Entries taken from a collection:
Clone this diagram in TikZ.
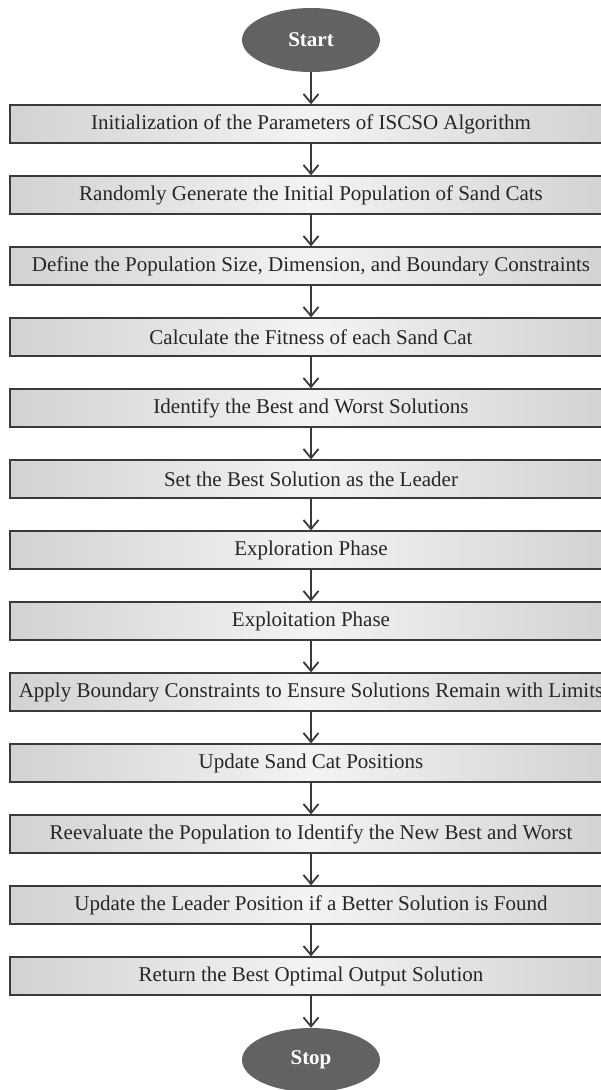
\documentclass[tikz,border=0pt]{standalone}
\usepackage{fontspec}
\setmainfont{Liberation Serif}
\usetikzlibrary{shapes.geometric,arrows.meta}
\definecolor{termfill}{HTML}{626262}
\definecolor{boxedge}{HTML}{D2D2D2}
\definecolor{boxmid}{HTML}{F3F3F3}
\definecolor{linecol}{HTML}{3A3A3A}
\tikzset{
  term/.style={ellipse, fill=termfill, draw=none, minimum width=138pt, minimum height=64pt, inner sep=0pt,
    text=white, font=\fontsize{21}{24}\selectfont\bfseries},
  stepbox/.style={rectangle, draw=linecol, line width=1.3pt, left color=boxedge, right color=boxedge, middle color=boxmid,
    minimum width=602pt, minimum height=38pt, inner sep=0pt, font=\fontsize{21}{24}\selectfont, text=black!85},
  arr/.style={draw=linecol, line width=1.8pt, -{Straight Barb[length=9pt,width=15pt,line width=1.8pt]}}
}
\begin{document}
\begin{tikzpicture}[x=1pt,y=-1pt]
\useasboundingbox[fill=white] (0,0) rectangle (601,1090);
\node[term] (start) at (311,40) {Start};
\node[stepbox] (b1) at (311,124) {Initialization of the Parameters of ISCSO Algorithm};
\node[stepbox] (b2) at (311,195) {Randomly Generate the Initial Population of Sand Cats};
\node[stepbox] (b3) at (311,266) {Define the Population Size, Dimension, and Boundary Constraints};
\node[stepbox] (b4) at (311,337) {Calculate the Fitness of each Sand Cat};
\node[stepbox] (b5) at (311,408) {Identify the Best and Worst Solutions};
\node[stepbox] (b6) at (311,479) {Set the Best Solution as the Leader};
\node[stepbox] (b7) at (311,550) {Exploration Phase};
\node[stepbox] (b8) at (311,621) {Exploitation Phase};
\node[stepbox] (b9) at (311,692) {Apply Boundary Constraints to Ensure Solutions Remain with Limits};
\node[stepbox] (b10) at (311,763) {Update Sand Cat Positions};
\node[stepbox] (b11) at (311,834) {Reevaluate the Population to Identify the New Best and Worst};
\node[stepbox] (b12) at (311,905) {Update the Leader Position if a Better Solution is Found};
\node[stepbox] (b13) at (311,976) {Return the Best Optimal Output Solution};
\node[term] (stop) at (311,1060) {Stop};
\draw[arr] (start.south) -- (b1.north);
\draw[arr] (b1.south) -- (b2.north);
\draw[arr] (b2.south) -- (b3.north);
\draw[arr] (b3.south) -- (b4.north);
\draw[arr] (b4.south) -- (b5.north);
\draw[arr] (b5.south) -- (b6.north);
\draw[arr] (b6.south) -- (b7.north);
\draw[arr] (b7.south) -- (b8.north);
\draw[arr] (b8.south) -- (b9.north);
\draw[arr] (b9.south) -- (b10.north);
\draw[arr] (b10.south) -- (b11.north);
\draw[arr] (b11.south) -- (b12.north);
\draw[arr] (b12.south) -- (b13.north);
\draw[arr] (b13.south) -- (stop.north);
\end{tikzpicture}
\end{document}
--
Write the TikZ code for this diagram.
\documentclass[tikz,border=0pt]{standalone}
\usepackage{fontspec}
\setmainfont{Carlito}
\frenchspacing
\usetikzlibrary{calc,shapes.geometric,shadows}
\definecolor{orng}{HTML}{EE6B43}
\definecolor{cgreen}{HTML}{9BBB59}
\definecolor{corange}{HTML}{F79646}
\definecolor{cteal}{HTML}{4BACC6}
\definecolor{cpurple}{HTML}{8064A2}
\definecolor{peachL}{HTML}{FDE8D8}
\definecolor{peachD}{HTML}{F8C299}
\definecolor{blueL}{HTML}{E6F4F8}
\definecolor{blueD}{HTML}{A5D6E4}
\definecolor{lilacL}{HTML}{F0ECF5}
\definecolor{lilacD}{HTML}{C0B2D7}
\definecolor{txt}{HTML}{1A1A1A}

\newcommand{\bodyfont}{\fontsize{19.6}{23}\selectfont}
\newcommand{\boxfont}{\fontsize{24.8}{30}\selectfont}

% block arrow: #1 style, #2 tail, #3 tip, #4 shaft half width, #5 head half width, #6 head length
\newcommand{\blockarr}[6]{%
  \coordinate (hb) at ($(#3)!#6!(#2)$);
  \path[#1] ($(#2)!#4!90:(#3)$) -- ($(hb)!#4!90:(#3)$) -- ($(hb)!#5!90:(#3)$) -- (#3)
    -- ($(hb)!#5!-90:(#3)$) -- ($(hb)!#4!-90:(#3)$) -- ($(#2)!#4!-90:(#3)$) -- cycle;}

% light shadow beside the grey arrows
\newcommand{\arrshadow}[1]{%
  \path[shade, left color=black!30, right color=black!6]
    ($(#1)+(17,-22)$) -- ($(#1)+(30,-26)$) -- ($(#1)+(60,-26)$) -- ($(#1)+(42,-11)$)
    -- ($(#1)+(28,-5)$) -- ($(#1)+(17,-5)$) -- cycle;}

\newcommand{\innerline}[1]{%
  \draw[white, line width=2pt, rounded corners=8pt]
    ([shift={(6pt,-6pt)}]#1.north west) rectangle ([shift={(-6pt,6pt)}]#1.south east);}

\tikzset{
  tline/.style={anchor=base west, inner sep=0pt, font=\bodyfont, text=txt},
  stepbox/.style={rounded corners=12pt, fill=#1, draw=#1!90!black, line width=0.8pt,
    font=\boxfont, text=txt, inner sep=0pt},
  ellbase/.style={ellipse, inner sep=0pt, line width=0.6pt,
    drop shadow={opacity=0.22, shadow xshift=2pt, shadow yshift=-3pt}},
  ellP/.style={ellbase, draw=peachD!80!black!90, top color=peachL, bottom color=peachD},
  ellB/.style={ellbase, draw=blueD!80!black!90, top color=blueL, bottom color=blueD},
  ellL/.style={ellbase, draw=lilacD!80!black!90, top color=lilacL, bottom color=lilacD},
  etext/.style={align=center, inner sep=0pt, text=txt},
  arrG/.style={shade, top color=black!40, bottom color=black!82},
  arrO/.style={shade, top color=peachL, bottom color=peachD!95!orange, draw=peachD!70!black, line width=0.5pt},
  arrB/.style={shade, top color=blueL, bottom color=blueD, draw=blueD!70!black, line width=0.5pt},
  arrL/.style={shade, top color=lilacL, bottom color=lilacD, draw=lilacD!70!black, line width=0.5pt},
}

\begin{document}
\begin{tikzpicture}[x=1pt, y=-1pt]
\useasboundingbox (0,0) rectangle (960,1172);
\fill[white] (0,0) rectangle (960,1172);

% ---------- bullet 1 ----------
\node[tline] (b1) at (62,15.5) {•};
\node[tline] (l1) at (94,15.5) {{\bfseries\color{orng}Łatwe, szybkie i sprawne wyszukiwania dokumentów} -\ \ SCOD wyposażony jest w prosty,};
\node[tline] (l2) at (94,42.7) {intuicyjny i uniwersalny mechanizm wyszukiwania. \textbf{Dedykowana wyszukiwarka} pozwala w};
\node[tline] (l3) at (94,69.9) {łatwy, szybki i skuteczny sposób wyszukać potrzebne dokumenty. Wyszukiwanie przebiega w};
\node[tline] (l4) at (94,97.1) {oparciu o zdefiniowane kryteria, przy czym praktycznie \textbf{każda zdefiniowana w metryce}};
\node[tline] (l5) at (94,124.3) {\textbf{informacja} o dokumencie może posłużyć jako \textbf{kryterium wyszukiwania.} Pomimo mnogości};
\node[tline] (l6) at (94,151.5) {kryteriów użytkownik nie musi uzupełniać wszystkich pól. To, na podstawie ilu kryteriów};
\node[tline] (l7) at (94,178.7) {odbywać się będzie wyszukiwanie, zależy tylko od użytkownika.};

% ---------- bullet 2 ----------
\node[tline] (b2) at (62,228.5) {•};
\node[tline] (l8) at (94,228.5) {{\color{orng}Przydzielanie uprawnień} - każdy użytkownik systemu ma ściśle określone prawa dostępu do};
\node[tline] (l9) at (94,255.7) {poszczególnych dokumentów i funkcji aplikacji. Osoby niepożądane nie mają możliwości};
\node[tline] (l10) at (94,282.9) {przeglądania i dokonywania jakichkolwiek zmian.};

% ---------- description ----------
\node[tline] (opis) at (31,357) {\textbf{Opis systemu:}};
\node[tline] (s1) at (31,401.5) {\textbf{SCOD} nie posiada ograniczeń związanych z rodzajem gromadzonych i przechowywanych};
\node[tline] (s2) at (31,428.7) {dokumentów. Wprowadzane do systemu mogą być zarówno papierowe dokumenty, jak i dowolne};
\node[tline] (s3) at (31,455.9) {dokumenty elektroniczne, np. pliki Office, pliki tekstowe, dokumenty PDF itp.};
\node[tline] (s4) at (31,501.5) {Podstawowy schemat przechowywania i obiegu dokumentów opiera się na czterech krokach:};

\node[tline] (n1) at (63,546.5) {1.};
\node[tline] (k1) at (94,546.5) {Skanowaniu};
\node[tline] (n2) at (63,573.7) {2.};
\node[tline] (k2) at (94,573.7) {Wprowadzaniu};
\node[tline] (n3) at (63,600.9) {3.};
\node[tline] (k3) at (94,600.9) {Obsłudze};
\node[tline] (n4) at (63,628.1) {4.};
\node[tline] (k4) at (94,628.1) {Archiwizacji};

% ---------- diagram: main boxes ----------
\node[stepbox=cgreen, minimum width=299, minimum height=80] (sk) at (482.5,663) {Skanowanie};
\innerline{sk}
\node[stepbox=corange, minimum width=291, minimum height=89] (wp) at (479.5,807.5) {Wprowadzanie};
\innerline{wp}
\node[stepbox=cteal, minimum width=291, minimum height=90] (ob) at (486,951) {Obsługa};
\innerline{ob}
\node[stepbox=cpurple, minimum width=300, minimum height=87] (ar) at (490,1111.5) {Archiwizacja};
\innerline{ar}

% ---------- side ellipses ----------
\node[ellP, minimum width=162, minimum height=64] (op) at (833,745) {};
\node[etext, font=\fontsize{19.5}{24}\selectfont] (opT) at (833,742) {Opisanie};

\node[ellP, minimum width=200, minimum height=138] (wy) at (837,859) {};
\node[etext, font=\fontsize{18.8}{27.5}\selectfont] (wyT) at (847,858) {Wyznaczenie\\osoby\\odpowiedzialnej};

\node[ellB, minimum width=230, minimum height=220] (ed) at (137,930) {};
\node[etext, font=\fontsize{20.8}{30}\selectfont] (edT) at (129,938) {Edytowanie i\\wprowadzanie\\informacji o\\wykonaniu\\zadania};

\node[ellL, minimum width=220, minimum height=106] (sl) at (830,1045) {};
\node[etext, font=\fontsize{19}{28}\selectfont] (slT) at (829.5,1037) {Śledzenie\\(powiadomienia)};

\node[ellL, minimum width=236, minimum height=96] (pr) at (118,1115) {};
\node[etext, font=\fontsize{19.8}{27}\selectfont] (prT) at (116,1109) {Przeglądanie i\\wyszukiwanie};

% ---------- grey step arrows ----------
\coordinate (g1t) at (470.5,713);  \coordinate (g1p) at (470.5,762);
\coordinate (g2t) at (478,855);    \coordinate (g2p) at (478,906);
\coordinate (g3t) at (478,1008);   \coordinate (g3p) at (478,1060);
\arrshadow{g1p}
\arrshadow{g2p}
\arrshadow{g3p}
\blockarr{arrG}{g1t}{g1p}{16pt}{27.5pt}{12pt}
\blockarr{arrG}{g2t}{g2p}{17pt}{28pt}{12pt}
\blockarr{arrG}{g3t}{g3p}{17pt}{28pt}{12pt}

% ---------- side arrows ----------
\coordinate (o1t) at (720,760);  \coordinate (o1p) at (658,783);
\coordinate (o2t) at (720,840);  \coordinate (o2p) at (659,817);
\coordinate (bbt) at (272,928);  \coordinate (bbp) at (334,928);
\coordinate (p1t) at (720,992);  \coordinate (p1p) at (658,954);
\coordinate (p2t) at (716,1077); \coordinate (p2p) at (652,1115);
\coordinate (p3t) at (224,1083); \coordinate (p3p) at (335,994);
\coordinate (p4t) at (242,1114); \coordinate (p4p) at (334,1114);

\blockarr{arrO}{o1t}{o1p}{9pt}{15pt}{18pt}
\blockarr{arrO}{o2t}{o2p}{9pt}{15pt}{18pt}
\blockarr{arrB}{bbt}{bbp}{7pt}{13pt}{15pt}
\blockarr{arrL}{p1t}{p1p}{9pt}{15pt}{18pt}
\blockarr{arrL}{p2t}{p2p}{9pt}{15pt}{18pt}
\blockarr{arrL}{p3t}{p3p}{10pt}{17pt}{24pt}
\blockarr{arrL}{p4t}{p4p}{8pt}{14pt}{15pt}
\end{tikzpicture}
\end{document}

# What the task requires
Using the material above, work out how many lines contain the string "this". Give that number alone.

# Finished exercise
2